To connect by using a Pachyderm context, complete the following steps:

  1. Get the current context:

    pachctl config get active-context

    This command returns the name of the currently active context. Use this as the argument to the command below.

    If no IP address is set up for this cluster, you get the following output:

    pachctl config get context <name>
    {
    
    }
  2. Set up pachd_address:

    pachctl config update context <name> --pachd-address <host:port>

    Example:

    pachctl config update context local --pachd-address 192.168.1.15:30650

    Note: By default, the pachd port is 30650.

  3. Verify that the configuration has been updated:

    pachctl config get context local

    System Response:

    {
       "pachd_address": "192.168.1.15:30650"
    }

Connect by Using Port-Forwarding #

The Pachyderm port-forwarding is the simplest way to enable cluster access and test basic Pachyderm functionality. Pachyderm automatically starts port-forwarding from pachctl to pachd. Therefore, the traffic from the local machine goes to the pachd endpoint through the Kubernetes API. However, to open a persistent tunnel to other ports, including the Pachyderm Console, authentication callbacks, the built-in HTTP file API, and other, you need to run port-forwarding explicitly.

Also, if you are connecting with port-forward, you are using the 0.0.0.0. Therefore, if you are using a proxy, it needs to handle that appropriately.

Although port-forwarding is convenient for testing, for production environments, this connection might be too slow and unreliable.

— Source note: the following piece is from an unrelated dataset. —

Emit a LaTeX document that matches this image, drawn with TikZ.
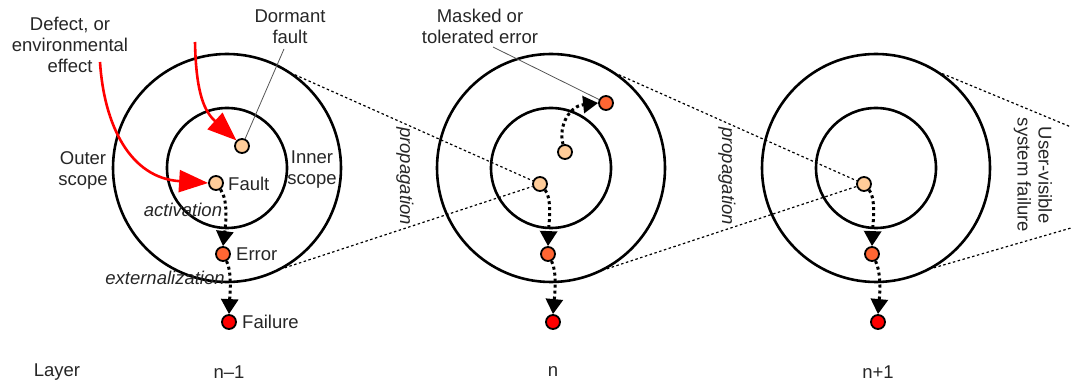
\documentclass[tikz,border=0pt]{standalone}
\usepackage{fontspec}
\setmainfont{Liberation Sans}
\usetikzlibrary{arrows.meta}
\definecolor{peach}{HTML}{FFCC99}
\definecolor{errc}{HTML}{FF6633}
\definecolor{failc}{HTML}{FF0000}
\definecolor{leader}{HTML}{555555}
\begin{document}
\begin{tikzpicture}[x=1pt,y=-1pt,
  ring/.style={circle,draw,line width=2.6pt,inner sep=0pt,minimum size=#1},
  dot/.style={circle,draw,line width=1.8pt,inner sep=0pt,minimum size=14pt,fill=#1},
  lbl/.style={font=\fontsize{18.5}{21}\selectfont,align=center,inner sep=0pt,text=black!85},
  ilbl/.style={lbl,font=\fontsize{18.5}{21}\selectfont\itshape},
  redarrow/.style={draw=failc,line width=2.6pt,-{Triangle[length=29pt,width=22pt,fill=failc]}},
  flow/.style={draw,line width=3pt,dash pattern=on 3pt off 3pt,-{Triangle[length=15pt,width=17pt]}},
  proj/.style={draw,line width=1.2pt,dash pattern=on 2.5pt off 2.5pt},
  leaderline/.style={draw=leader,line width=0.8pt}
]
\useasboundingbox (0,0) rectangle (1071,382);

% ---------- Layer n-1 ----------
\node[ring=228pt] (o1) at (227,168) {};
\node[ring=120pt] (i1) at (227,168) {};
\node[dot=peach] (d1) at (242,146) {};
\node[dot=peach] (f1) at (216,183) {};
\node[dot=errc] (e1) at (223,254) {};
\node[dot=failc] (x1) at (229,322) {};

\node[lbl,anchor=west] (tf1) at (228,184) {Fault};
\node[lbl,anchor=west] (te1) at (236,254) {Error};
\node[lbl,anchor=west] (tx1) at (242,322) {Failure};
\node[lbl] (tdef) at (70,45) {Defect, or\\environmental\\effect};
\node[lbl] (tdorm) at (290,27) {Dormant\\fault};
\node[lbl] (touter) at (83,170) {Outer\\scope};
\node[lbl] (tinner) at (312,170) {Inner\\scope};
\node[ilbl] (tact) at (183,210) {activation};
\node[ilbl] (text) at (165,278) {externalization};

\coordinate (r1s) at (100,62);
\coordinate (r2s) at (195,42);
\draw[redarrow] (r1s) .. controls (104,125) and (130,178) .. (f1.west);
\draw[redarrow] (r2s) .. controls (196,95) and (205,112) .. (d1.north west);
\coordinate (dl) at (284,49);
\draw[leaderline] (dl) -- (d1);

\draw[flow] (f1) .. controls (228,200) and (226,222) .. (e1.north);
\draw[flow] (e1) .. controls (232,272) and (230,292) .. (x1.north);

% ---------- Layer n ----------
\node[ring=228pt] (o2) at (551,168) {};
\node[ring=120pt] (i2) at (551,168) {};
\node[dot=peach] (n1) at (540,184) {};
\node[dot=peach] (n2) at (565,152) {};
\node[dot=errc] (m2) at (606,103) {};
\node[dot=errc] (e2) at (548,254) {};
\node[dot=failc] (x2) at (553,322) {};

\node[lbl] (tmask) at (480,26) {Masked or\\tolerated error};
\coordinate (ml) at (493,47);
\draw[leaderline] (ml) -- (m2);

\draw[flow] (n2) .. controls (558,125) and (570,106) .. (m2.west);
\draw[flow] (n1) .. controls (552,198) and (549,222) .. (e2.north);
\draw[flow] (e2) .. controls (557,272) and (555,292) .. (x2.north);

\node[ilbl,rotate=-90] (tprop1) at (405,176) {propagation};

% ---------- Layer n+1 ----------
\node[ring=228pt] (o3) at (876,168) {};
\node[ring=120pt] (i3) at (876,168) {};
\node[dot=peach] (p1) at (864,184) {};
\node[dot=errc] (e3) at (872,254) {};
\node[dot=failc] (x3) at (878,322) {};

\draw[flow] (p1) .. controls (876,198) and (873,222) .. (e3.north);
\draw[flow] (e3) .. controls (881,272) and (880,292) .. (x3.north);

\node[ilbl,rotate=-90] (tprop2) at (727,176) {propagation};
\node[lbl,rotate=-90] (tuser) at (1033,175) {User-visible\\system failure};

% ---------- projection lines ----------
\draw[proj] (o1.54) -- (n1);
\draw[proj] (o1.-60) -- (n1);
\draw[proj] (o2.54) -- (p1);
\draw[proj] (o2.-61) -- (p1);
\coordinate (rt) at (1071,127);
\coordinate (rb) at (1071,228);
\draw[proj] (o3.55) -- (rt);
\draw[proj] (o3.-60) -- (rb);

% ---------- layer labels ----------
\node[lbl] (tlayer) at (57,372) {Layer};
\node[lbl] (tl1) at (229,372) {n–1};
\node[lbl] (tl2) at (553,372) {n};
\node[lbl] (tl3) at (878,372) {n+1};
\end{tikzpicture}
\end{document}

The speed of the port-forwarded traffic is limited to 1 MB/s. Therefore, if you experience high latency with put file and get file operations, or if you anticipate high throughput in your Pachyderm environment, you need to enable ingress access to your Kubernetes cluster. Each cloud provider has its own requirements and procedures for enabling ingress controller and load balancing traffic at the application layer for better performance.

Remember that exposing your traffic through a public ingress might create a security issue. Therefore, if you expose your pachd endpoint, you need to make sure that you take steps to protect the endpoint and traffic against common container security threats. Port-forwarding might be an alternative which might provide satisfactory performance if you place the data that is consumed by your pipeline in object store buckets located in the same region.

To enable port-forwarding, run pachctl port-forward in a new terminal window.

The command does not stop unless you manually interrupt it. You can run other pachctl commands from another window. If any of your pachctl commands hang, verify if the kubectl port-forwarding has had issues that prevent pachctl port-forward from running properly.